Start of The input
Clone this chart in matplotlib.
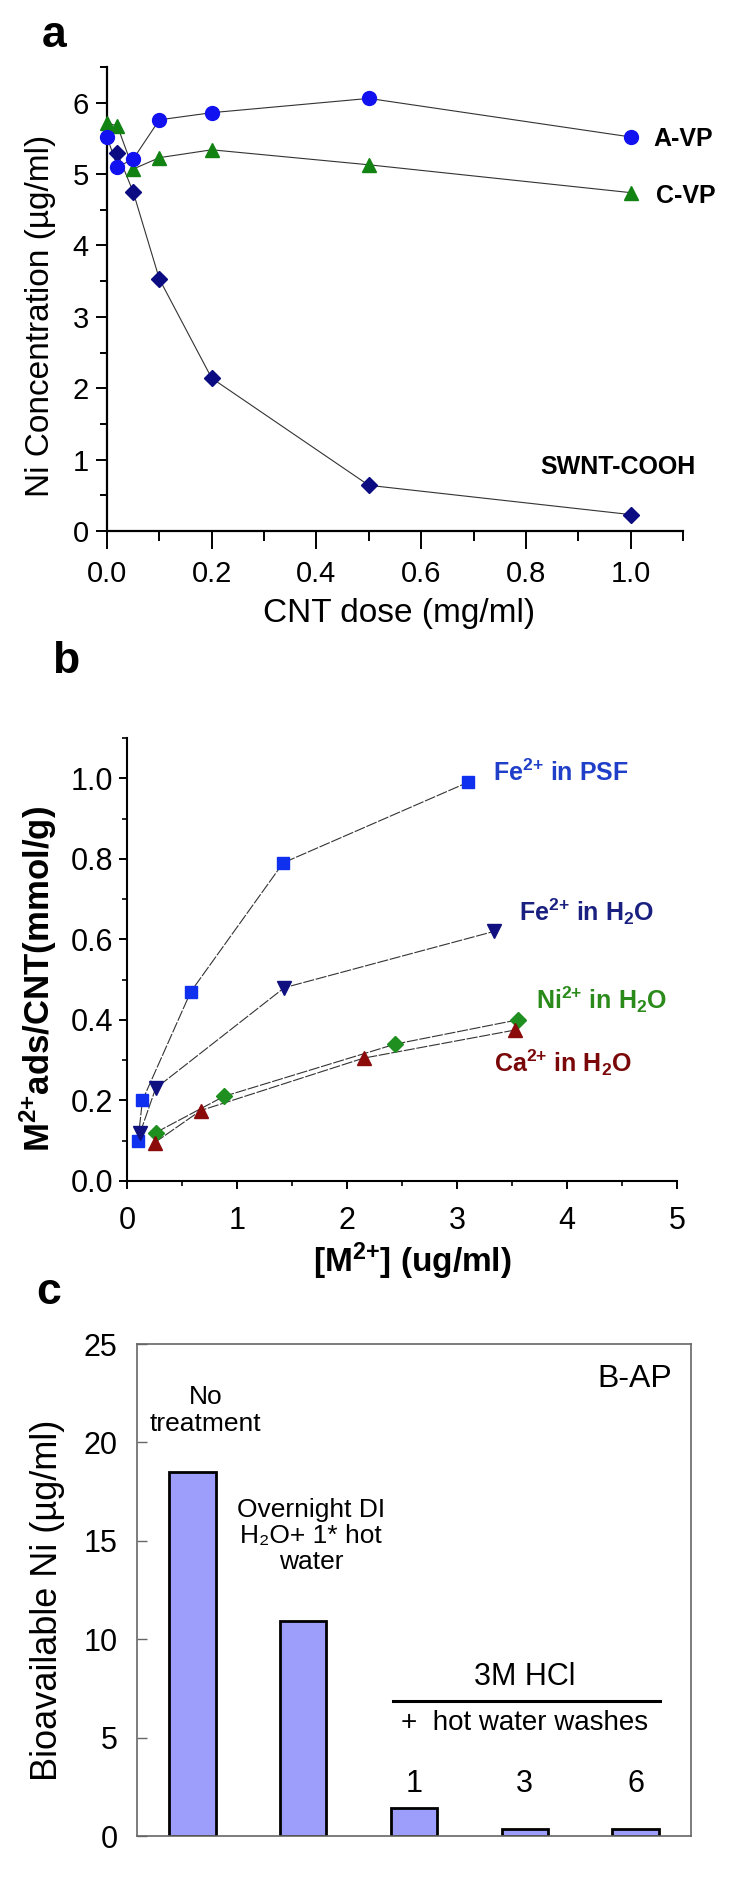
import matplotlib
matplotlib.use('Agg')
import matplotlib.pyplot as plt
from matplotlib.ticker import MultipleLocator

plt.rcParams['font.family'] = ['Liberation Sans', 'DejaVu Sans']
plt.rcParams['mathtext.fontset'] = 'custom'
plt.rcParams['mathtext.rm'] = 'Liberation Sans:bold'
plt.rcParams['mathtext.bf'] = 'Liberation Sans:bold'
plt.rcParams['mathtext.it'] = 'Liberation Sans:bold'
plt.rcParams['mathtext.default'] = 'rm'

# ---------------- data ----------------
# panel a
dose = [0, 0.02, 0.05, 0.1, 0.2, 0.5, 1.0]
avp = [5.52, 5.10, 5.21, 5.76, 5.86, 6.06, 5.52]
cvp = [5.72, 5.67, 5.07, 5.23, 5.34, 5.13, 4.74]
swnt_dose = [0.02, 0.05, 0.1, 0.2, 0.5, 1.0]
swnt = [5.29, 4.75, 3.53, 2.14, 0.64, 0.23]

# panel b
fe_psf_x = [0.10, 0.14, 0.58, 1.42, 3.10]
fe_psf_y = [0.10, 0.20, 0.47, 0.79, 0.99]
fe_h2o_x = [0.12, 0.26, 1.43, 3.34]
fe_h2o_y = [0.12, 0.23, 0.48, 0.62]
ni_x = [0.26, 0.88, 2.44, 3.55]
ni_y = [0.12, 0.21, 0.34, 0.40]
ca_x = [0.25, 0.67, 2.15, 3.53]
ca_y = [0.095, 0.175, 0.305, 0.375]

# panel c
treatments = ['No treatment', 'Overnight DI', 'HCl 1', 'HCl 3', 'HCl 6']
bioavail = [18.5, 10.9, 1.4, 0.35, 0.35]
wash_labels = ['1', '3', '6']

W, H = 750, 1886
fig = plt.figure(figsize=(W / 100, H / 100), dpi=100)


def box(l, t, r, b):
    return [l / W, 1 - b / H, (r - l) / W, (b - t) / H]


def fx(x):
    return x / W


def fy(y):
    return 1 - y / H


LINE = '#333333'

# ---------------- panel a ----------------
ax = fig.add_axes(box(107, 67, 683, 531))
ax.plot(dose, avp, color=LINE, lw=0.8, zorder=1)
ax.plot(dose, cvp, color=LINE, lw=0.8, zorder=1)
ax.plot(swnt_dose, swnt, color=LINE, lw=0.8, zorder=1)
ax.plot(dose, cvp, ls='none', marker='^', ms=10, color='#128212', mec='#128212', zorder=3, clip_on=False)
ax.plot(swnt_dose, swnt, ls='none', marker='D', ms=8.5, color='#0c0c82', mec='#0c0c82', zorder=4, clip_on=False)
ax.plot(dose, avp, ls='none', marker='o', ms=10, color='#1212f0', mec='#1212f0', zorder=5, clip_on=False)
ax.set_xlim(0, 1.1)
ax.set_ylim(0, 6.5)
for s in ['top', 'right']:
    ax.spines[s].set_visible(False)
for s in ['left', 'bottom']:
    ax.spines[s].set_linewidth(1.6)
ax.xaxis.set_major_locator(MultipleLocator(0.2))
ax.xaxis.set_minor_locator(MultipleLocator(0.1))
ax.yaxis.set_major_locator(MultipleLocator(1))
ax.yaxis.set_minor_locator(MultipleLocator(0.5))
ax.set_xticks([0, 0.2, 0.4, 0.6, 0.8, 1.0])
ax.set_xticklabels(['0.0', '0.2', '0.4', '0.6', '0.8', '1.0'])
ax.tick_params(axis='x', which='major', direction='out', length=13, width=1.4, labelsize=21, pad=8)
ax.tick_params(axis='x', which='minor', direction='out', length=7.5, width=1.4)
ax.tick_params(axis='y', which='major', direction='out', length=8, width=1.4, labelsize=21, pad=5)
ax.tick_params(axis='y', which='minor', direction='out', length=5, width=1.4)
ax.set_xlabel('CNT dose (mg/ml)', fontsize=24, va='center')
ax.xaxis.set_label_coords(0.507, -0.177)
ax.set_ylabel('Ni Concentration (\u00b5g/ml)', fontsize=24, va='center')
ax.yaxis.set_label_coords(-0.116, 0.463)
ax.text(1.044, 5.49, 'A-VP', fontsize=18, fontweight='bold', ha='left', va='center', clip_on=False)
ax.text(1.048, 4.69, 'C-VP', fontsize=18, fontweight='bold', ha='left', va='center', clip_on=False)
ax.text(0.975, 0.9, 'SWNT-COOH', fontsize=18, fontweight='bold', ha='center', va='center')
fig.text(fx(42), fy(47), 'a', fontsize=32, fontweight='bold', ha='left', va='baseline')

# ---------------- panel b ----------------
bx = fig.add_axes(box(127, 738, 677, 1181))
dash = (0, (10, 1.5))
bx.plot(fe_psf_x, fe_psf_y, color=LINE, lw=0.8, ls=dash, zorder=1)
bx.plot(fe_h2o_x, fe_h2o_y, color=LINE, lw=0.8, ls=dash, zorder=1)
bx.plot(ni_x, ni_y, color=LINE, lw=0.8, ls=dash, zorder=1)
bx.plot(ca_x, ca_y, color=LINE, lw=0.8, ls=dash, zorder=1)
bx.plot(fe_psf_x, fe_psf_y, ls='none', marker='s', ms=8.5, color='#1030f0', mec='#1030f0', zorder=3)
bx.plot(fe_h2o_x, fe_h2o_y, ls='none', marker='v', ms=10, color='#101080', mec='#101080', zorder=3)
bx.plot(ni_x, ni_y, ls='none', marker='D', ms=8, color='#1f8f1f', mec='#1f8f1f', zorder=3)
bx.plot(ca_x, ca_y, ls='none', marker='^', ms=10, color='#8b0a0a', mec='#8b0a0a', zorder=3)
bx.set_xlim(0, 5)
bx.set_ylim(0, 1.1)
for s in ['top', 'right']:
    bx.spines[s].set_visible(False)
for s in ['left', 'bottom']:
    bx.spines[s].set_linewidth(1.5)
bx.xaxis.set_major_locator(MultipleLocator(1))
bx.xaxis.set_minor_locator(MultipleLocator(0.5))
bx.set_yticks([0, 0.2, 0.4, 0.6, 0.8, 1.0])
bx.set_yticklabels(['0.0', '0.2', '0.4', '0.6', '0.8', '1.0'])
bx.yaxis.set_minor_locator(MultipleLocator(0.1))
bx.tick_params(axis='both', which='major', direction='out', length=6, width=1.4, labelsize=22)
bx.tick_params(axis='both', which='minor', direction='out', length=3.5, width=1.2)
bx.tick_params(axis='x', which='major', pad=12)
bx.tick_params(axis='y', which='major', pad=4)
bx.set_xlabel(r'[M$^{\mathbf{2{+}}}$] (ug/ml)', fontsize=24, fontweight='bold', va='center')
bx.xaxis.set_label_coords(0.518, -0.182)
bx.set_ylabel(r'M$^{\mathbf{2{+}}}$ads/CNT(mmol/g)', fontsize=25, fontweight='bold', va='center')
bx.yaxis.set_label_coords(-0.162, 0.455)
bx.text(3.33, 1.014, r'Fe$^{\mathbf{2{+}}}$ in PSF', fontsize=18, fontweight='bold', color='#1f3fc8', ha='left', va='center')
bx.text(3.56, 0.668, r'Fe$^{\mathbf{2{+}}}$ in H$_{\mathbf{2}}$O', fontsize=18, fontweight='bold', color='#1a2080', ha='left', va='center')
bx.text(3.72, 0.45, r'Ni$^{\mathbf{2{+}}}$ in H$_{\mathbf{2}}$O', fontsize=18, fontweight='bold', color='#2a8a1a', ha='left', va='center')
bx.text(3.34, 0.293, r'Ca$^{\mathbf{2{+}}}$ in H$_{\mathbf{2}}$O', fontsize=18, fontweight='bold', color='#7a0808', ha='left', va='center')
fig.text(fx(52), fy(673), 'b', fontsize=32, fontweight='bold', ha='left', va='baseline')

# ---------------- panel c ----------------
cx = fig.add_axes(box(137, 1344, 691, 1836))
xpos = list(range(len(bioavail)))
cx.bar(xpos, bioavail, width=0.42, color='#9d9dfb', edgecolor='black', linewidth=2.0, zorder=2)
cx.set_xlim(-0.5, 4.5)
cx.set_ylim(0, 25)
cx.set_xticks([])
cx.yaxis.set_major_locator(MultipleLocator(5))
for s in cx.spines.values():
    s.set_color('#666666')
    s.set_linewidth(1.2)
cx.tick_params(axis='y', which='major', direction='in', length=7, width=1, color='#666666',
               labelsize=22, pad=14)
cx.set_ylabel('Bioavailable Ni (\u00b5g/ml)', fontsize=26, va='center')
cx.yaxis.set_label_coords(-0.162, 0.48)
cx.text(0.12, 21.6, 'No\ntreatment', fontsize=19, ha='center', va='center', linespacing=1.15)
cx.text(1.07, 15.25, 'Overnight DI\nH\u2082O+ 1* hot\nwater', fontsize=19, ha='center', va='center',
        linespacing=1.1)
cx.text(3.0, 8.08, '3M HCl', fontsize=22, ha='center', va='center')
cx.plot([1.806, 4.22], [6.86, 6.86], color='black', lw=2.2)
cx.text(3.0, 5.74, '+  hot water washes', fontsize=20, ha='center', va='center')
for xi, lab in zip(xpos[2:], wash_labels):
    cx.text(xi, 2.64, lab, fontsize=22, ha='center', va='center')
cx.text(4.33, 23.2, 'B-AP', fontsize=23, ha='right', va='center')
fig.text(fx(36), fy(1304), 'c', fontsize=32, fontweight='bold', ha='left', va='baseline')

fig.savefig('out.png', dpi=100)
End of The input
Start of The input
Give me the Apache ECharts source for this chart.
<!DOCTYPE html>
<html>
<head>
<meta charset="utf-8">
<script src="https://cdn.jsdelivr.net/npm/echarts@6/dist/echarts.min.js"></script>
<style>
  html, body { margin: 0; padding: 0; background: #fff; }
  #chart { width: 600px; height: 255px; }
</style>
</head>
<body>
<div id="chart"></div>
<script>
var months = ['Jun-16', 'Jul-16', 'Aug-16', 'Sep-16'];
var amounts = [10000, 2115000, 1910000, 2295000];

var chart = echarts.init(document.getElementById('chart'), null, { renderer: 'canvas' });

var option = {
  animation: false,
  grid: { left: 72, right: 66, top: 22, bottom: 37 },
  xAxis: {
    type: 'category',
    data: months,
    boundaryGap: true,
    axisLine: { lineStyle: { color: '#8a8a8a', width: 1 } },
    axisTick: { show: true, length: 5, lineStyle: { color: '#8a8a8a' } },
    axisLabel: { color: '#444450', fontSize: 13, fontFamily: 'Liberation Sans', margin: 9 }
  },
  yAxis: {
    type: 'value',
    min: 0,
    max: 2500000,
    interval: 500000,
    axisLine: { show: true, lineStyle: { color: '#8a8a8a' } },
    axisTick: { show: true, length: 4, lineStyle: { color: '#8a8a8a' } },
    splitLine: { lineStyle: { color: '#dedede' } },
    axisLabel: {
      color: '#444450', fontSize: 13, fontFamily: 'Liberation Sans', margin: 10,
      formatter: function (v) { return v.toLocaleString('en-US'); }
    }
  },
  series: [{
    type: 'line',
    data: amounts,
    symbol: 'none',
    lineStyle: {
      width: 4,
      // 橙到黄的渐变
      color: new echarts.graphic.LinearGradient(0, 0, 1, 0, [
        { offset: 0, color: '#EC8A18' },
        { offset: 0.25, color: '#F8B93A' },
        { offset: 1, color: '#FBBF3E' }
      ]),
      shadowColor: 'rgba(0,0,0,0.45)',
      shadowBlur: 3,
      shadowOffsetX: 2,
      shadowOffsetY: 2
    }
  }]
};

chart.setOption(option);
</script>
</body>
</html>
End of The input
Pull out every line in the material above where "matplotlib" occurs.

Clone this chart in matplotlib.
import matplotlib
matplotlib.use('Agg')
import matplotlib.pyplot as plt
from matplotlib.ticker import MultipleLocator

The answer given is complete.